* **What the exercise asks**:
Repeat exactly, and only, the lines below starting at the line that contains "Reproduce this chart with Chart.js." and ending at the line that contains "119000, 339000, 112000];", inclusive of both.

** START Record extracts **

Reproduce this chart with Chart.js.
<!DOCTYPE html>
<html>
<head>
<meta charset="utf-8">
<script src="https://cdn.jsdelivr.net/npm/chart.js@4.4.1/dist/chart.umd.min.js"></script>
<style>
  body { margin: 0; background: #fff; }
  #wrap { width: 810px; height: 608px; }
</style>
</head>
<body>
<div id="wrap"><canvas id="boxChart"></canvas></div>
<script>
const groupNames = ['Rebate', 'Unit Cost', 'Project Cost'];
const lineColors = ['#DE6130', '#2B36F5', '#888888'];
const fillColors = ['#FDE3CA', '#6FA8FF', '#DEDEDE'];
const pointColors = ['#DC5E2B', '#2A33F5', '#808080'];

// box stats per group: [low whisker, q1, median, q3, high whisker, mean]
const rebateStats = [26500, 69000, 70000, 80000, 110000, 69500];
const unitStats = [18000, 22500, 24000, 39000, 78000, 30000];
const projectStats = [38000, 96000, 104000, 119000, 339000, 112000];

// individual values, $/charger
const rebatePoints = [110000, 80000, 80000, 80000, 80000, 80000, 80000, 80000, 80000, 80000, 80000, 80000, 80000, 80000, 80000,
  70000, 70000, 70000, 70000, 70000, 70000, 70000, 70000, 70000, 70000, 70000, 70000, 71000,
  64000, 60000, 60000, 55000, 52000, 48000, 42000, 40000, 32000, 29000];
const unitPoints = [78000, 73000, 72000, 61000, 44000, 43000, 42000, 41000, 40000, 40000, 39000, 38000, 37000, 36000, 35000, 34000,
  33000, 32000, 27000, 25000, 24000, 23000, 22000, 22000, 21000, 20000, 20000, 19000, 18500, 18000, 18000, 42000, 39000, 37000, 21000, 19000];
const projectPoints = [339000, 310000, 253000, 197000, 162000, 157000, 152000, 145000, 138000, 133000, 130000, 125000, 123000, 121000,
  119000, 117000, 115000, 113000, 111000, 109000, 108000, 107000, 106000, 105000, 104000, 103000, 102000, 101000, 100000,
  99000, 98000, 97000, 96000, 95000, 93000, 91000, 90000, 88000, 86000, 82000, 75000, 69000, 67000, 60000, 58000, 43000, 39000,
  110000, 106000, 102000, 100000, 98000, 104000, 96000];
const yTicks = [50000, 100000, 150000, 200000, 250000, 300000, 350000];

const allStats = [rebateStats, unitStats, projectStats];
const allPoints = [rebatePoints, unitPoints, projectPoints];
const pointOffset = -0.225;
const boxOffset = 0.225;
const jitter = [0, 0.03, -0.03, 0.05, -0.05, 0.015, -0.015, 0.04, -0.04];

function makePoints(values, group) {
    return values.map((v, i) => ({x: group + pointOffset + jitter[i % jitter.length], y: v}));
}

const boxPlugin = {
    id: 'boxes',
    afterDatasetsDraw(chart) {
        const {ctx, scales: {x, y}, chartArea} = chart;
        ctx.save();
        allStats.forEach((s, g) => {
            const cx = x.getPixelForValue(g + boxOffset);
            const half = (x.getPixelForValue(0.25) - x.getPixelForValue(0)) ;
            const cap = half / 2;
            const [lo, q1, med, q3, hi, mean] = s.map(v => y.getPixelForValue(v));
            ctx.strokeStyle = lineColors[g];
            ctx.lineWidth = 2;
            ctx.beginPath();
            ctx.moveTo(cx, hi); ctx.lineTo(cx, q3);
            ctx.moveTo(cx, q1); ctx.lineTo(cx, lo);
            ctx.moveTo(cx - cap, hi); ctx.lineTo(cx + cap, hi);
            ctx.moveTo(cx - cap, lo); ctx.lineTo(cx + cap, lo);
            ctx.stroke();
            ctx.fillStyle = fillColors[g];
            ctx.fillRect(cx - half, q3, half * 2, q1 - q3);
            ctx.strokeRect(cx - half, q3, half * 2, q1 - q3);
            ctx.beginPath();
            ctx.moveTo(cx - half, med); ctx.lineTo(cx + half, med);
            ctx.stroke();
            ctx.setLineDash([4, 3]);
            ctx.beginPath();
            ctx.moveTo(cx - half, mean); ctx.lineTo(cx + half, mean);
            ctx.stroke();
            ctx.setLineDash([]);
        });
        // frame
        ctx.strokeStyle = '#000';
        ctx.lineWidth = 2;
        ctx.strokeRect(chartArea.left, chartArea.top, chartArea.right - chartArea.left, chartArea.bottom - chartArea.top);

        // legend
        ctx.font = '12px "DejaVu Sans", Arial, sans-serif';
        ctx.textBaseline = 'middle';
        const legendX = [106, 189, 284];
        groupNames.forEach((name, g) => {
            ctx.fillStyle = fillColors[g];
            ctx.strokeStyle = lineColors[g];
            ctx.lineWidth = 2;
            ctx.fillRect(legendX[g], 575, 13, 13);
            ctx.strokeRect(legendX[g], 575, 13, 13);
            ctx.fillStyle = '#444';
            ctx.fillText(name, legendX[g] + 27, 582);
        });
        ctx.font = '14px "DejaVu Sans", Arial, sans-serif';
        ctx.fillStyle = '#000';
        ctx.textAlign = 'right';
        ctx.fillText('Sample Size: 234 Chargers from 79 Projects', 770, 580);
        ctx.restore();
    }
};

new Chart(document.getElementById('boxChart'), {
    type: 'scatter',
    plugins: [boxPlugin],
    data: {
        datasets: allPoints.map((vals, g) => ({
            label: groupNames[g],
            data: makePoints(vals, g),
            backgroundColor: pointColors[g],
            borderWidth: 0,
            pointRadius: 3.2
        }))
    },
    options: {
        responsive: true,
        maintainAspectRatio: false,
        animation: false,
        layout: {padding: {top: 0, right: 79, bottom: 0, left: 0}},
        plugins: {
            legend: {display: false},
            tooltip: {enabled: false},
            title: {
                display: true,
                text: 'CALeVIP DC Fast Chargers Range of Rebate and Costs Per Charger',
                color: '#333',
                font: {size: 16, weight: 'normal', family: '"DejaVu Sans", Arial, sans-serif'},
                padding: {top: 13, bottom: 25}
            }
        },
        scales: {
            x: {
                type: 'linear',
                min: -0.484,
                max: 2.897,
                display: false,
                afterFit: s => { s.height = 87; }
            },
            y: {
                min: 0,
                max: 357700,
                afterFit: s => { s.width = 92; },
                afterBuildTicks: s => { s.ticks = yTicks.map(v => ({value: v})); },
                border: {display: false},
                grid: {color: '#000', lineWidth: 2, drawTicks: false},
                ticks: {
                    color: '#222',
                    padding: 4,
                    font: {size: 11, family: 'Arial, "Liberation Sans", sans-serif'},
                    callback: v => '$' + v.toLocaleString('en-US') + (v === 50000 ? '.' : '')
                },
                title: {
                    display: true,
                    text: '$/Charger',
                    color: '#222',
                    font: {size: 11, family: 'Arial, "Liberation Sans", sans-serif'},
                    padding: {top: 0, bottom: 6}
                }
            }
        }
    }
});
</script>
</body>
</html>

** END Record extracts **
** START Record extracts **

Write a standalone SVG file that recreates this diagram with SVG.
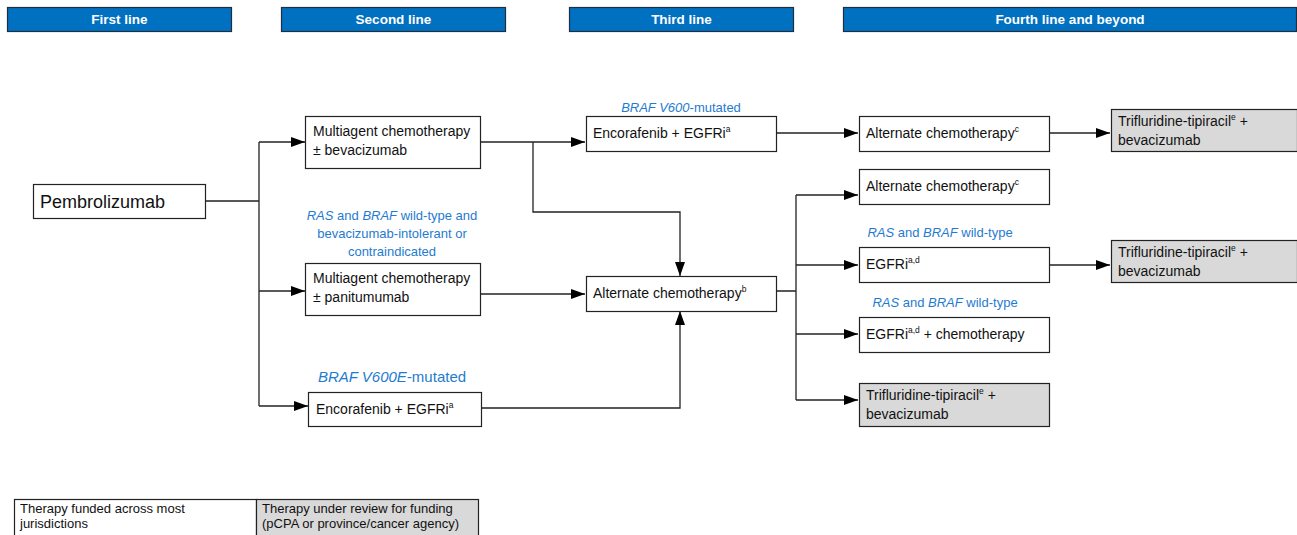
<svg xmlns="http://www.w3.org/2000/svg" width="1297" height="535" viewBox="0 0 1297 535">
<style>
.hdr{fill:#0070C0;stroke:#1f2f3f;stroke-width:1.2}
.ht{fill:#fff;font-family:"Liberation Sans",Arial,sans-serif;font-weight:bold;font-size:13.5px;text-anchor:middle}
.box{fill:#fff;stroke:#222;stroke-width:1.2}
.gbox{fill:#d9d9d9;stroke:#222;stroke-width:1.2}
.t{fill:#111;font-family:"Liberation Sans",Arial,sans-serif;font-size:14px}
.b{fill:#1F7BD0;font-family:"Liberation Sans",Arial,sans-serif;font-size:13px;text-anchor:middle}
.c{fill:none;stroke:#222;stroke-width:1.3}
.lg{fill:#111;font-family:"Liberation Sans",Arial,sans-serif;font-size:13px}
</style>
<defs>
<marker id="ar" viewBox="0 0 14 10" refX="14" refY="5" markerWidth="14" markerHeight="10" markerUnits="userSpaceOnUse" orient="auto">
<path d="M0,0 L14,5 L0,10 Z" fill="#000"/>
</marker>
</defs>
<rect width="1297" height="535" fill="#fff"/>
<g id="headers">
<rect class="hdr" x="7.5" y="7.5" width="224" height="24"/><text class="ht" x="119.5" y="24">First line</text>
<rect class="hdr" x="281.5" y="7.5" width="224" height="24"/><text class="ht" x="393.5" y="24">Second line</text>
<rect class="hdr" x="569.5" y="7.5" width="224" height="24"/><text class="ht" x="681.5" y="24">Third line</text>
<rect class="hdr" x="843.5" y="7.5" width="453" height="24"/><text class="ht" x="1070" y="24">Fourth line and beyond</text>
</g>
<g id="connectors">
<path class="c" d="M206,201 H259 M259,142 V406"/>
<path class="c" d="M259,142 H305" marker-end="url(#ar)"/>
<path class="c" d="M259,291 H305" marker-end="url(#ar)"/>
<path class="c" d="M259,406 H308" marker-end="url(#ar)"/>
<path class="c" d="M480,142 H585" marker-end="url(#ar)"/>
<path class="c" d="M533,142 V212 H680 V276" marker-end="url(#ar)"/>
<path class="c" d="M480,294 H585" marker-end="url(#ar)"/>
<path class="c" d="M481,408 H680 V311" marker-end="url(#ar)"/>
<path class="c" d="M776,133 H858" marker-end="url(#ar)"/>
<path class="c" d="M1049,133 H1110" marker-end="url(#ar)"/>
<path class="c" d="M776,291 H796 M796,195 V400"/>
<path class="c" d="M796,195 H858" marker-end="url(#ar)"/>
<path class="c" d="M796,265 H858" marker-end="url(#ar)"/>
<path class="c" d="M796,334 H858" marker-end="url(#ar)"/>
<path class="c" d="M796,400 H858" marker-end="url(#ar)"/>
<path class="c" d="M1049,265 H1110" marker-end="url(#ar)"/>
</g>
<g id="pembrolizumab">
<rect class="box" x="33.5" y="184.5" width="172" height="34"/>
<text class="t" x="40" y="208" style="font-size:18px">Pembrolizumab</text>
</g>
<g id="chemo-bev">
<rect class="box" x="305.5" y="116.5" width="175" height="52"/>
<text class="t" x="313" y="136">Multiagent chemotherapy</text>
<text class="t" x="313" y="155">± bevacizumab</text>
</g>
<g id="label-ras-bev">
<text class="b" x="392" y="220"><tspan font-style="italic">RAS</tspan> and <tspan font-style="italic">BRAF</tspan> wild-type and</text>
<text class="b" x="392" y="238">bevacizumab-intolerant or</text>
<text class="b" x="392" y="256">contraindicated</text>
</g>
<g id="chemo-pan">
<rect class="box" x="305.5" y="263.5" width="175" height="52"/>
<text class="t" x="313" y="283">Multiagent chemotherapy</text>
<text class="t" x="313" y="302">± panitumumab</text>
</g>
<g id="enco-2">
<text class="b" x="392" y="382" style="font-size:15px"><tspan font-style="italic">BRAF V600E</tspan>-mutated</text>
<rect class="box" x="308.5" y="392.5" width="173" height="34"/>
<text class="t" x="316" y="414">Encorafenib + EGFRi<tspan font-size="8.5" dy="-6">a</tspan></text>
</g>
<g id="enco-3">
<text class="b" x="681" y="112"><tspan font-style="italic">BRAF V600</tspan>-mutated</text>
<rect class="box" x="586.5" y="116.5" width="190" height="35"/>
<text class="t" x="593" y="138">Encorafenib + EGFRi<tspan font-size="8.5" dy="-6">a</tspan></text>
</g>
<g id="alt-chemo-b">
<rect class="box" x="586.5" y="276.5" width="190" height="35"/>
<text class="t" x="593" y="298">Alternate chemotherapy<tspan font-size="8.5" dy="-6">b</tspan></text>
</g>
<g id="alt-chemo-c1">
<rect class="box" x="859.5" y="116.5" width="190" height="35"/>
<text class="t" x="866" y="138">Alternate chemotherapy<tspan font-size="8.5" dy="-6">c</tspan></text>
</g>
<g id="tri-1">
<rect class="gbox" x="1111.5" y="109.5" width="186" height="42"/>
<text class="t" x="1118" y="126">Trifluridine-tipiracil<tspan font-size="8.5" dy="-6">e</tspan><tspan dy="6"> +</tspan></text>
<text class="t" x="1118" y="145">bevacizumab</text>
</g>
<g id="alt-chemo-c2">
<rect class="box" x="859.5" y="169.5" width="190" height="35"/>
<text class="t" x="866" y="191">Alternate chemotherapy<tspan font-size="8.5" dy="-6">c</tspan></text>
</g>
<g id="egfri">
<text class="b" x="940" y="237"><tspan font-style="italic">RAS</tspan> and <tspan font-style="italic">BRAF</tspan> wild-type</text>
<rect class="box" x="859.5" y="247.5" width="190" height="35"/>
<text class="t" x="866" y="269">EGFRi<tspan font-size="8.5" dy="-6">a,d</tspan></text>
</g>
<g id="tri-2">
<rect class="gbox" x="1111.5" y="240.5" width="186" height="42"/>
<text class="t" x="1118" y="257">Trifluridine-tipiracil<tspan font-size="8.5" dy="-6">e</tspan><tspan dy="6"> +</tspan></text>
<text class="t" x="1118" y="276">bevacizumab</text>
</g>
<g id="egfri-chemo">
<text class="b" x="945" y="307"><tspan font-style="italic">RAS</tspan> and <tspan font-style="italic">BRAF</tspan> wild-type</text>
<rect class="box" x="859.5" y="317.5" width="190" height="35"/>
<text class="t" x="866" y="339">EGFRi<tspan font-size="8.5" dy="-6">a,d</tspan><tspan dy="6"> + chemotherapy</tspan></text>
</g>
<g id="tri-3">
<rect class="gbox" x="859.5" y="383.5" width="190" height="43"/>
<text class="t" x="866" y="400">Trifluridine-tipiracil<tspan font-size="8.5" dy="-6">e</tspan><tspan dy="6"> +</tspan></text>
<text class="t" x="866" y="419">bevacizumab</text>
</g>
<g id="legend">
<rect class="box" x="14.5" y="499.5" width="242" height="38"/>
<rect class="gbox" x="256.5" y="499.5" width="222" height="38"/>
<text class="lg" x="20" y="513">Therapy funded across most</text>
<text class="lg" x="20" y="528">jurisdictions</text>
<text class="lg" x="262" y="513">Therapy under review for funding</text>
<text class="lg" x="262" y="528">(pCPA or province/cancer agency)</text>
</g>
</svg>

** END Record extracts **

* **Answer to the problem**:
Reproduce this chart with Chart.js.
<!DOCTYPE html>
<html>
<head>
<meta charset="utf-8">
<script src="https://cdn.jsdelivr.net/npm/chart.js@4.4.1/dist/chart.umd.min.js"></script>
<style>
  body { margin: 0; background: #fff; }
  #wrap { width: 810px; height: 608px; }
</style>
</head>
<body>
<div id="wrap"><canvas id="boxChart"></canvas></div>
<script>
const groupNames = ['Rebate', 'Unit Cost', 'Project Cost'];
const lineColors = ['#DE6130', '#2B36F5', '#888888'];
const fillColors = ['#FDE3CA', '#6FA8FF', '#DEDEDE'];
const pointColors = ['#DC5E2B', '#2A33F5', '#808080'];

// box stats per group: [low whisker, q1, median, q3, high whisker, mean]
const rebateStats = [26500, 69000, 70000, 80000, 110000, 69500];
const unitStats = [18000, 22500, 24000, 39000, 78000, 30000];
const projectStats = [38000, 96000, 104000, 119000, 339000, 112000];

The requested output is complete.